- **PROVIDED MATERIAL**:
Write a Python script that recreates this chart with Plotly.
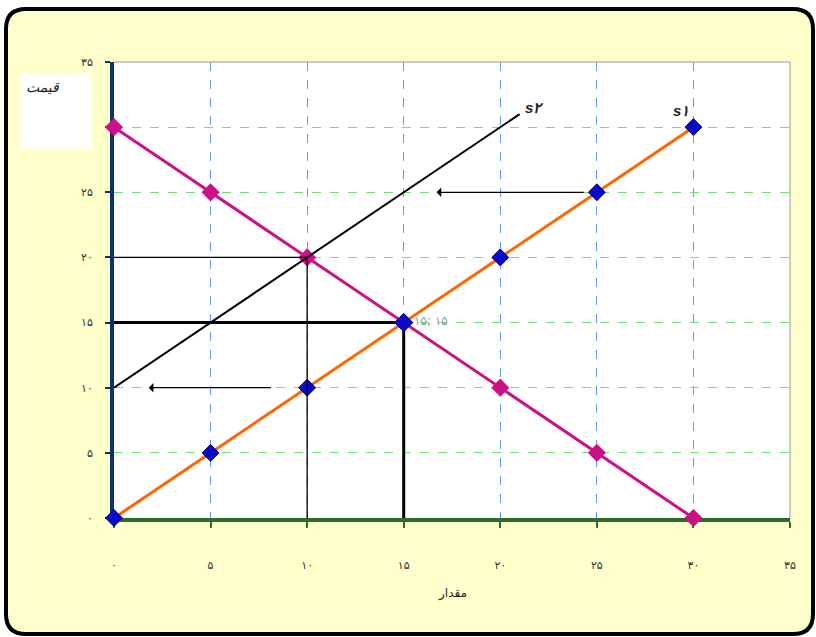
import plotly.graph_objects as go

# --- data -------------------------------------------------------------
quantity = [0, 5, 10, 15, 20, 25, 30]
demand_price = [30, 25, 20, 15, 10, 5, 0]
supply1_price = [0, 5, 10, 15, 20, 25, 30]
supply2_quantity = [0, 21]
supply2_price = [10, 31]
eq_old = (15, 15)      # D x S1
eq_new = (10, 20)      # D x S2
shift_arrows = [((24.4, 25), (16.7, 25)), ((8.2, 10), (1.8, 10))]
tick_values = [0, 5, 10, 15, 20, 25, 30, 35]

FA_DIGITS = str.maketrans("0123456789", "۰۱۲۳۴۵۶۷۸۹")


def fa(v):
    return str(v).translate(FA_DIGITS)


tick_text = [fa(v) for v in tick_values]

FONT = "DejaVu Sans"
W, H = 816, 637
L, R, T, B = 114, 26, 62, 119
PW, PH = W - L - R, H - T - B


def px(xp):
    return (xp - L) / PW


def py(yp):
    return (H - B - yp) / PH


fig = go.Figure()

# demand
fig.add_trace(go.Scatter(
    x=quantity, y=demand_price, mode="lines+markers",
    line=dict(color="#CC1188", width=3),
    marker=dict(symbol="diamond", size=14, color="#CC1188"),
    cliponaxis=False, hoverinfo="skip"))

# supply S1
fig.add_trace(go.Scatter(
    x=quantity, y=supply1_price, mode="lines+markers",
    line=dict(color="#FF6600", width=3),
    marker=dict(symbol="diamond", size=13, color="#0A0ACC",
                line=dict(color="#000066", width=1)),
    cliponaxis=False, hoverinfo="skip"))

# guide lines to the new equilibrium
fig.add_trace(go.Scatter(
    x=[0, eq_new[0], eq_new[0]], y=[eq_new[1], eq_new[1], 0],
    mode="lines", line=dict(color="black", width=1.3),
    cliponaxis=False, hoverinfo="skip"))

# guide lines to the old equilibrium
fig.add_trace(go.Scatter(
    x=[0, eq_old[0], eq_old[0]], y=[eq_old[1], eq_old[1], 0],
    mode="lines", line=dict(color="black", width=3),
    cliponaxis=False, hoverinfo="skip"))

# supply S2
fig.add_trace(go.Scatter(
    x=supply2_quantity, y=supply2_price, mode="lines",
    line=dict(color="black", width=2),
    cliponaxis=False, hoverinfo="skip"))

# equilibrium marker on top
fig.add_trace(go.Scatter(
    x=[eq_old[0]], y=[eq_old[1]], mode="markers",
    marker=dict(symbol="diamond", size=14, color="#0A0ACC",
                line=dict(color="#000066", width=1)),
    cliponaxis=False, hoverinfo="skip"))

annotations = []
for (x0, y0), (x1, y1) in shift_arrows:
    annotations.append(dict(
        x=x1, y=y1, ax=x0, ay=y0, xref="x", yref="y", axref="x", ayref="y",
        text="", showarrow=True, arrowhead=1, arrowsize=1.3,
        arrowwidth=1.2, arrowcolor="black"))

annotations += [
    dict(x=supply2_quantity[-1], y=supply2_price[-1], xref="x", yref="y",
         text="<b><i>s۲</i></b>", showarrow=False, xanchor="left",
         yanchor="middle", xshift=3, yshift=7,
         font=dict(family="Liberation Sans", size=15, color="#222")),
    dict(x=quantity[-1], y=supply1_price[-1], xref="x", yref="y",
         text="<b><i>s۱</i></b>", showarrow=False, xanchor="center",
         yanchor="bottom", xshift=-12, yshift=6,
         font=dict(family="Liberation Sans", size=15, color="#222")),
    dict(x=eq_old[0], y=eq_old[1], xref="x", yref="y",
         text=f"{fa(eq_old[0])}; {fa(eq_old[1])}", showarrow=False,
         xanchor="left", yanchor="middle", xshift=8, yshift=2,
         font=dict(family=FONT, size=12, color="#8A97A8")),
    # axis titles
    dict(x=px(20), y=py(73), xref="paper", yref="paper",
         text="<i>قیمت</i>", showarrow=False, xanchor="left", yanchor="top",
         width=60, height=64, align="left", valign="top", bgcolor="white",
         borderpad=5,
         font=dict(family=FONT, size=14, color="#222")),
    dict(x=0.5, y=py(593), xref="paper", yref="paper",
         text="مقدار", showarrow=False, xanchor="center", yanchor="middle",
         font=dict(family=FONT, size=12, color="#222")),
]

# frame: rounded yellow panel, white plot area, thin top/right border
x0p, x1p = px(6), px(813)
y1p, y0p = py(9), py(634)
rx, ry = 20 / PW, 20 / PH
panel = (f"M {x0p + rx},{y1p} L {x1p - rx},{y1p} Q {x1p},{y1p} {x1p},{y1p - ry} "
         f"L {x1p},{y0p + ry} Q {x1p},{y0p} {x1p - rx},{y0p} "
         f"L {x0p + rx},{y0p} Q {x0p},{y0p} {x0p},{y0p + ry} "
         f"L {x0p},{y1p - ry} Q {x0p},{y1p} {x0p + rx},{y1p} Z")
shapes = [
    dict(type="path", path=panel, xref="paper", yref="paper", layer="below",
         fillcolor="#FFFFCC", line=dict(color="black", width=4)),
    dict(type="rect", x0=0, x1=1, y0=0, y1=1, xref="paper", yref="paper",
         layer="below", fillcolor="white", line=dict(width=0)),
    dict(type="path", path="M 0,1 L 1,1 L 1,0", xref="paper", yref="paper",
         layer="above", line=dict(color="#999999", width=1)),
]

fig.update_layout(
    width=W, height=H,
    margin=dict(l=L, r=R, t=T, b=B, pad=0),
    paper_bgcolor="white", plot_bgcolor="white",
    showlegend=False,
    font=dict(family=FONT, size=10, color="#333"),
    annotations=annotations, shapes=shapes,
    xaxis=dict(range=[0, 35], tickvals=tick_values, ticktext=tick_text,
               showgrid=True, gridcolor="#6699FF", griddash="dash",
               gridwidth=1, zeroline=False,
               showline=True, linecolor="#2F6B2F", linewidth=4,
               ticks="outside", ticklen=6, tickwidth=2, tickcolor="#2F6B2F",
               ticklabelstandoff=28, layer="below traces",
               tickfont=dict(family=FONT, size=11, color="#333")),
    yaxis=dict(range=[0, 35], tickvals=tick_values, ticktext=tick_text,
               showgrid=True, gridcolor="#77DD77", griddash="dash",
               gridwidth=1, zeroline=False,
               showline=True, linecolor="#0B3366", linewidth=4,
               ticks="outside", ticklen=5, tickwidth=2, tickcolor="#0B3366",
               ticklabelstandoff=10, layer="below traces",
               tickfont=dict(family=FONT, size=11, color="#333")),
)

fig.write_html("out.html")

- **EXERCISE DESCRIPTION**: Reproduce every line above as written, skipping pictures.

- **RIGHT ANSWER**:
Write a Python script that recreates this chart with Plotly.
import plotly.graph_objects as go

# --- data -------------------------------------------------------------
quantity = [0, 5, 10, 15, 20, 25, 30]
demand_price = [30, 25, 20, 15, 10, 5, 0]
supply1_price = [0, 5, 10, 15, 20, 25, 30]
supply2_quantity = [0, 21]
supply2_price = [10, 31]
eq_old = (15, 15)      # D x S1
eq_new = (10, 20)      # D x S2
shift_arrows = [((24.4, 25), (16.7, 25)), ((8.2, 10), (1.8, 10))]
tick_values = [0, 5, 10, 15, 20, 25, 30, 35]

FA_DIGITS = str.maketrans("0123456789", "۰۱۲۳۴۵۶۷۸۹")


def fa(v):
    return str(v).translate(FA_DIGITS)


tick_text = [fa(v) for v in tick_values]

FONT = "DejaVu Sans"
W, H = 816, 637
L, R, T, B = 114, 26, 62, 119
PW, PH = W - L - R, H - T - B


def px(xp):
    return (xp - L) / PW


def py(yp):
    return (H - B - yp) / PH


fig = go.Figure()

# demand
fig.add_trace(go.Scatter(
    x=quantity, y=demand_price, mode="lines+markers",
    line=dict(color="#CC1188", width=3),
    marker=dict(symbol="diamond", size=14, color="#CC1188"),
    cliponaxis=False, hoverinfo="skip"))

# supply S1
fig.add_trace(go.Scatter(
    x=quantity, y=supply1_price, mode="lines+markers",
    line=dict(color="#FF6600", width=3),
    marker=dict(symbol="diamond", size=13, color="#0A0ACC",
                line=dict(color="#000066", width=1)),
    cliponaxis=False, hoverinfo="skip"))

# guide lines to the new equilibrium
fig.add_trace(go.Scatter(
    x=[0, eq_new[0], eq_new[0]], y=[eq_new[1], eq_new[1], 0],
    mode="lines", line=dict(color="black", width=1.3),
    cliponaxis=False, hoverinfo="skip"))

# guide lines to the old equilibrium
fig.add_trace(go.Scatter(
    x=[0, eq_old[0], eq_old[0]], y=[eq_old[1], eq_old[1], 0],
    mode="lines", line=dict(color="black", width=3),
    cliponaxis=False, hoverinfo="skip"))

# supply S2
fig.add_trace(go.Scatter(
    x=supply2_quantity, y=supply2_price, mode="lines",
    line=dict(color="black", width=2),
    cliponaxis=False, hoverinfo="skip"))

# equilibrium marker on top
fig.add_trace(go.Scatter(
    x=[eq_old[0]], y=[eq_old[1]], mode="markers",
    marker=dict(symbol="diamond", size=14, color="#0A0ACC",
                line=dict(color="#000066", width=1)),
    cliponaxis=False, hoverinfo="skip"))

annotations = []
for (x0, y0), (x1, y1) in shift_arrows:
    annotations.append(dict(
        x=x1, y=y1, ax=x0, ay=y0, xref="x", yref="y", axref="x", ayref="y",
        text="", showarrow=True, arrowhead=1, arrowsize=1.3,
        arrowwidth=1.2, arrowcolor="black"))

annotations += [
    dict(x=supply2_quantity[-1], y=supply2_price[-1], xref="x", yref="y",
         text="<b><i>s۲</i></b>", showarrow=False, xanchor="left",
         yanchor="middle", xshift=3, yshift=7,
         font=dict(family="Liberation Sans", size=15, color="#222")),
    dict(x=quantity[-1], y=supply1_price[-1], xref="x", yref="y",
         text="<b><i>s۱</i></b>", showarrow=False, xanchor="center",
         yanchor="bottom", xshift=-12, yshift=6,
         font=dict(family="Liberation Sans", size=15, color="#222")),
    dict(x=eq_old[0], y=eq_old[1], xref="x", yref="y",
         text=f"{fa(eq_old[0])}; {fa(eq_old[1])}", showarrow=False,
         xanchor="left", yanchor="middle", xshift=8, yshift=2,
         font=dict(family=FONT, size=12, color="#8A97A8")),
    # axis titles
    dict(x=px(20), y=py(73), xref="paper", yref="paper",
         text="<i>قیمت</i>", showarrow=False, xanchor="left", yanchor="top",
         width=60, height=64, align="left", valign="top", bgcolor="white",
         borderpad=5,
         font=dict(family=FONT, size=14, color="#222")),
    dict(x=0.5, y=py(593), xref="paper", yref="paper",
         text="مقدار", showarrow=False, xanchor="center", yanchor="middle",
         font=dict(family=FONT, size=12, color="#222")),
]

# frame: rounded yellow panel, white plot area, thin top/right border
x0p, x1p = px(6), px(813)
y1p, y0p = py(9), py(634)
rx, ry = 20 / PW, 20 / PH
panel = (f"M {x0p + rx},{y1p} L {x1p - rx},{y1p} Q {x1p},{y1p} {x1p},{y1p - ry} "
         f"L {x1p},{y0p + ry} Q {x1p},{y0p} {x1p - rx},{y0p} "
         f"L {x0p + rx},{y0p} Q {x0p},{y0p} {x0p},{y0p + ry} "
         f"L {x0p},{y1p - ry} Q {x0p},{y1p} {x0p + rx},{y1p} Z")
shapes = [
    dict(type="path", path=panel, xref="paper", yref="paper", layer="below",
         fillcolor="#FFFFCC", line=dict(color="black", width=4)),
    dict(type="rect", x0=0, x1=1, y0=0, y1=1, xref="paper", yref="paper",
         layer="below", fillcolor="white", line=dict(width=0)),
    dict(type="path", path="M 0,1 L 1,1 L 1,0", xref="paper", yref="paper",
         layer="above", line=dict(color="#999999", width=1)),
]

fig.update_layout(
    width=W, height=H,
    margin=dict(l=L, r=R, t=T, b=B, pad=0),
    paper_bgcolor="white", plot_bgcolor="white",
    showlegend=False,
    font=dict(family=FONT, size=10, color="#333"),
    annotations=annotations, shapes=shapes,
    xaxis=dict(range=[0, 35], tickvals=tick_values, ticktext=tick_text,
               showgrid=True, gridcolor="#6699FF", griddash="dash",
               gridwidth=1, zeroline=False,
               showline=True, linecolor="#2F6B2F", linewidth=4,
               ticks="outside", ticklen=6, tickwidth=2, tickcolor="#2F6B2F",
               ticklabelstandoff=28, layer="below traces",
               tickfont=dict(family=FONT, size=11, color="#333")),
    yaxis=dict(range=[0, 35], tickvals=tick_values, ticktext=tick_text,
               showgrid=True, gridcolor="#77DD77", griddash="dash",
               gridwidth=1, zeroline=False,
               showline=True, linecolor="#0B3366", linewidth=4,
               ticks="outside", ticklen=5, tickwidth=2, tickcolor="#0B3366",
               ticklabelstandoff=10, layer="below traces",
               tickfont=dict(family=FONT, size=11, color="#333")),
)

fig.write_html("out.html")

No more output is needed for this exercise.